For a start, YOU’RE noticing Cherry’s nakedness. And I don’t like the use of the word ‘neuter’. I guess that’s what it means, but neuter only means, you know, chopping out an animal’s balls to me. ‘Sexless’ or ‘plastic’ might have been better.
Zane growls at Caleb, and Caleb laughs. Anita sighs about not needing a trouble maker on her hands, so decides to… do nothing. Lillian hovers over Gregory with a huge needled, Claudia and Igor stand around with guns, Nathaniel is there. Anita kneels by Stephen and Gregory. She announces that, gasp, she’s actually remembered that she has the ability to heal people and she’s going to try and do that now.
“Then how will you heal him?” Merle asked.
“With the munin.”
“How will a werewolf ghost help you heal a wereleopard?”
I shook my head. “I’ve healed the leopards before using the munin.”
Then why did it take you so long to remember it?
Cherry is surprised because apparently you can’t heal people without sex – beleeleeeggghhhhhh – and Anita calls herself a ‘slut’. Sigh. Anita looks down at Gregory, strokes his hair like a ‘child’ – stop talking about children when you talk about sex! – and thinks about how he’s so submissive. She looks at him and can’t find him attractive because gasp he’s a friend. Stephen reminds her how he talked to her when she healed Nathanvile and dry humped him to magic power orgasm.
“I think of him more like a child, no offense.”
“You think more like a parent than a seducer; that’s a good thing.”
WOULD YOU STOP IT.
Anita says that Raina doesn’t want to help the werewolves and that Raina would molest Gregory if she came out and that she’d want a messy reward and Stephen goes ‘Oh, how messy?’ even though HE’S A WEREWOLF AND IS IN THE PACK AND WOULD KNOW ALL ABOUT RAINA, YOU GOOBER. Cherry points out that Anita can use the leopards as a balance and Anita has an existential crisis about whether she’s really the leopard queen. Anita hands over her gun to Claudia and has to re-explain that Raina is a murderous psycho.

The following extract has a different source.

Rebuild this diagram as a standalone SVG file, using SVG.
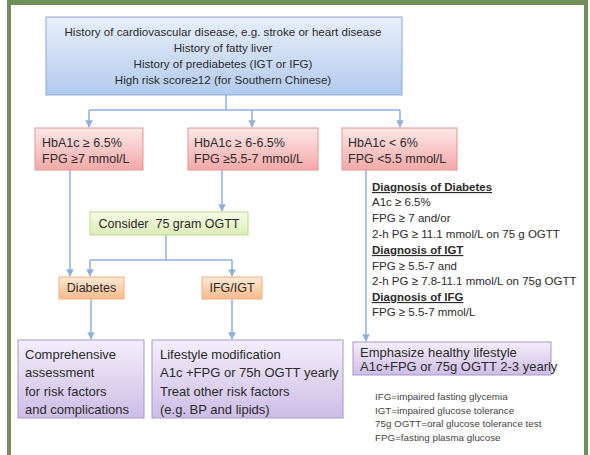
<svg xmlns="http://www.w3.org/2000/svg" width="590" height="455" viewBox="0 0 590 455">
<defs>
<linearGradient id="gBlue" x1="0" y1="0" x2="0" y2="1"><stop offset="0" stop-color="#e8effb"/><stop offset="1" stop-color="#b3caee"/></linearGradient>
<linearGradient id="gRed" x1="0" y1="0" x2="0" y2="1"><stop offset="0" stop-color="#fde8e8"/><stop offset="1" stop-color="#f4a8a8"/></linearGradient>
<linearGradient id="gGreen" x1="0" y1="0" x2="0" y2="1"><stop offset="0" stop-color="#f7fbe8"/><stop offset="1" stop-color="#dcedb6"/></linearGradient>
<linearGradient id="gOrange" x1="0" y1="0" x2="0" y2="1"><stop offset="0" stop-color="#fde9d6"/><stop offset="1" stop-color="#f7ba8a"/></linearGradient>
<linearGradient id="gPurple" x1="0" y1="0" x2="0" y2="1"><stop offset="0" stop-color="#f4eefb"/><stop offset="1" stop-color="#cdbde6"/></linearGradient>
<marker id="arr" viewBox="0 0 10 10" refX="9" refY="5" markerWidth="5" markerHeight="5" orient="auto"><path d="M0,0 L10,5 L0,10 z" fill="#8fb0dc"/></marker>
</defs>
<style>
text{font-family:"Liberation Sans",Arial,sans-serif;fill:#2b2b2b}
.blue{fill:url(#gBlue);stroke:#8ca8d8;stroke-width:1}
.red{fill:url(#gRed);stroke:#e39595;stroke-width:1}
.green{fill:url(#gGreen);stroke:#bdd98c;stroke-width:1}
.orange{fill:url(#gOrange);stroke:#f0b07c;stroke-width:1}
.purple{fill:url(#gPurple);stroke:#a797cb;stroke-width:1}
.c{fill:none;stroke:#8fb0dc;stroke-width:1.5}
.a{marker-end:url(#arr)}
.t12{font-size:12.5px}
.t13{font-size:13px}
.top{font-size:11.6px;text-anchor:middle}
.dx{font-size:11.5px}
.dh{font-size:11.5px;font-weight:bold;text-decoration:underline}
.fn{font-size:9.8px;fill:#444}
</style>
<rect x="0" y="0" width="590" height="455" fill="#ffffff"/>
<g id="frame" fill="#718f59">
<rect x="7" y="0" width="581" height="5"/>
<rect x="7" y="0" width="4" height="455"/>
<rect x="584" y="0" width="4" height="455"/>
</g>
<g id="connectors">
<path class="c" d="M226,95 V110"/>
<path class="c" d="M89,110 H400"/>
<path class="c a" d="M89,110 V127"/>
<path class="c a" d="M252,110 V127"/>
<path class="c a" d="M400,110 V127"/>
<path class="c a" d="M70,170 V276"/>
<path class="c a" d="M222,170 V211"/>
<path class="c" d="M166,235 V260"/>
<path class="c" d="M90,260 H232"/>
<path class="c a" d="M90,260 V276"/>
<path class="c a" d="M232,260 V276"/>
<path class="c a" d="M91,299 V339"/>
<path class="c a" d="M232,299 V339"/>
<path class="c a" d="M366,170 V341"/>
</g>
<g id="risk">
<rect class="blue" x="46" y="17" width="356" height="78"/>
<text class="top" x="223" y="36">History of cardiovascular disease, e.g. stroke or heart disease</text>
<text class="top" x="223" y="52">History of fatty liver</text>
<text class="top" x="223" y="68">History of prediabetes (IGT or IFG)</text>
<text class="top" x="223" y="84">High risk score≥12 (for Southern Chinese)</text>
</g>
<g id="high">
<rect class="red" x="35" y="128" width="108" height="42"/>
<text class="t12" x="42" y="146.5">HbA1c ≥ 6.5%</text>
<text class="t12" x="42" y="163">FPG ≥7 mmol/L</text>
</g>
<g id="mid">
<rect class="red" x="188" y="128" width="130" height="42"/>
<text class="t12" x="194" y="146.5">HbA1c ≥ 6-6.5%</text>
<text class="t12" x="194" y="163">FPG ≥5.5-7 mmol/L</text>
</g>
<g id="low">
<rect class="red" x="342" y="128" width="115" height="42"/>
<text class="t12" x="348" y="146.5">HbA1c &lt; 6%</text>
<text class="t12" x="348" y="163">FPG &lt;5.5 mmol/L</text>
</g>
<g id="ogtt">
<rect class="green" x="90" y="212" width="158" height="23"/>
<text class="t12" x="169" y="227.5" text-anchor="middle" xml:space="preserve">Consider  75 gram OGTT</text>
</g>
<g id="diabetes">
<rect class="orange" x="59" y="277" width="65" height="22"/>
<text class="t12" x="91.5" y="292" text-anchor="middle">Diabetes</text>
</g>
<g id="ifgigt">
<rect class="orange" x="202" y="277" width="60" height="22"/>
<text class="t12" x="232" y="292" text-anchor="middle">IFG/IGT</text>
</g>
<g id="criteria">
<text class="dh" x="372" y="191">Diagnosis of Diabetes</text>
<text class="dx" x="372" y="206">A1c ≥ 6.5%</text>
<text class="dx" x="372" y="222">FPG ≥ 7 and/or</text>
<text class="dx" x="372" y="238">2-h PG ≥ 11.1 mmol/L on 75 g OGTT</text>
<text class="dh" x="372" y="254">Diagnosis of IGT</text>
<text class="dx" x="372" y="269.5">FPG ≥ 5.5-7 and</text>
<text class="dx" x="372" y="285">2-h PG ≥ 7.8-11.1 mmol/L on 75g OGTT</text>
<text class="dh" x="372" y="301">Diagnosis of IFG</text>
<text class="dx" x="372" y="316">FPG ≥ 5.5-7 mmol/L</text>
</g>
<g id="assess">
<rect class="purple" x="18" y="340" width="126" height="78"/>
<text class="t13" x="25" y="358.5">Comprehensive</text>
<text class="t13" x="25" y="377">assessment</text>
<text class="t13" x="25" y="395.5">for risk factors</text>
<text class="t13" x="25" y="414">and complications</text>
</g>
<g id="lifestyle">
<rect class="purple" x="152" y="340" width="191" height="78"/>
<text class="t13" x="160" y="358.5">Lifestyle modification</text>
<text class="t13" x="160" y="377">A1c +FPG or 75h OGTT yearly</text>
<text class="t13" x="160" y="395.5">Treat other risk factors</text>
<text class="t13" x="160" y="414">(e.g. BP and lipids)</text>
</g>
<g id="healthy">
<rect class="purple" x="353" y="342" width="198" height="33"/>
<text class="t13" x="360" y="356.5">Emphasize healthy lifestyle</text>
<text class="t13" x="360" y="371">A1c+FPG or 75g OGTT 2-3 yearly</text>
</g>
<g id="notes">
<text class="fn" x="375" y="400">IFG=impaired fasting glycemia</text>
<text class="fn" x="375" y="414">IGT=impaired glucose tolerance</text>
<text class="fn" x="375" y="427">75g OGTT=oral glucose tolerance test</text>
<text class="fn" x="375" y="441">FPG=fasting plasma glucose</text>
</g>
</svg>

Anita goes on about how she can’t control Raina at all and Caleb makes the very good point that Anita can’t control this. Anita then retorts she can, so Caleb asks why make all the precautions.
And tells everyone that SHE CAN’T FUCKING CONTROL ITashsdjsdjdfh
Merle orders Caleb to shut up. Anita strips.
I never undressed in front of people unless I absolutely had to.
Liar. Remember The Killing Dance? When you ran around in St. Louis in just a pair of pants and holding a gun? Or the end of Obsidian Butterfly?
The black bra I was wearing covered more than most swimsuits, but there’s something about letting people see you in your underwear that just makes all us good little girls squirm.
Unless you’re wearing a full body suit, you’re an idiot Anita. Plus that ‘all us good little girls’ schtick sticks in my throat. Anita, you have tortured a man. You are not a ‘good little girl’.
Caleb leers and says ‘Black lace, I like it’. Urghhhh. Merle yells at him and Caleb starts to sulk. Anita tells Merle off for questioning her authoritah and Merle smirks and says that Anita might have to shoot Caleb. Ha ha it is to laugh. Merle says he’s bothered about how Anita might fail at being a leader (yeah, ‘might’ fail. I think that boat has sailed a very long time ago). Anita stares down at Gregory but just can’t feel lusty. Stephen suggests that Anita calls Raina and Stephen will work on getting Raina turned on.
what is my life.
Anita thinks how Stephen is such a victim – since when? – and Stephen says he’ll get Raina good and interested in Gregory.
Um, that’s a really bad thing. Why do you want Raina interested in Gregory? She’s a sexual sadist, why do you think anything good will happen from this?
Gah, I’m going to eat my potato soup and sulk about wool.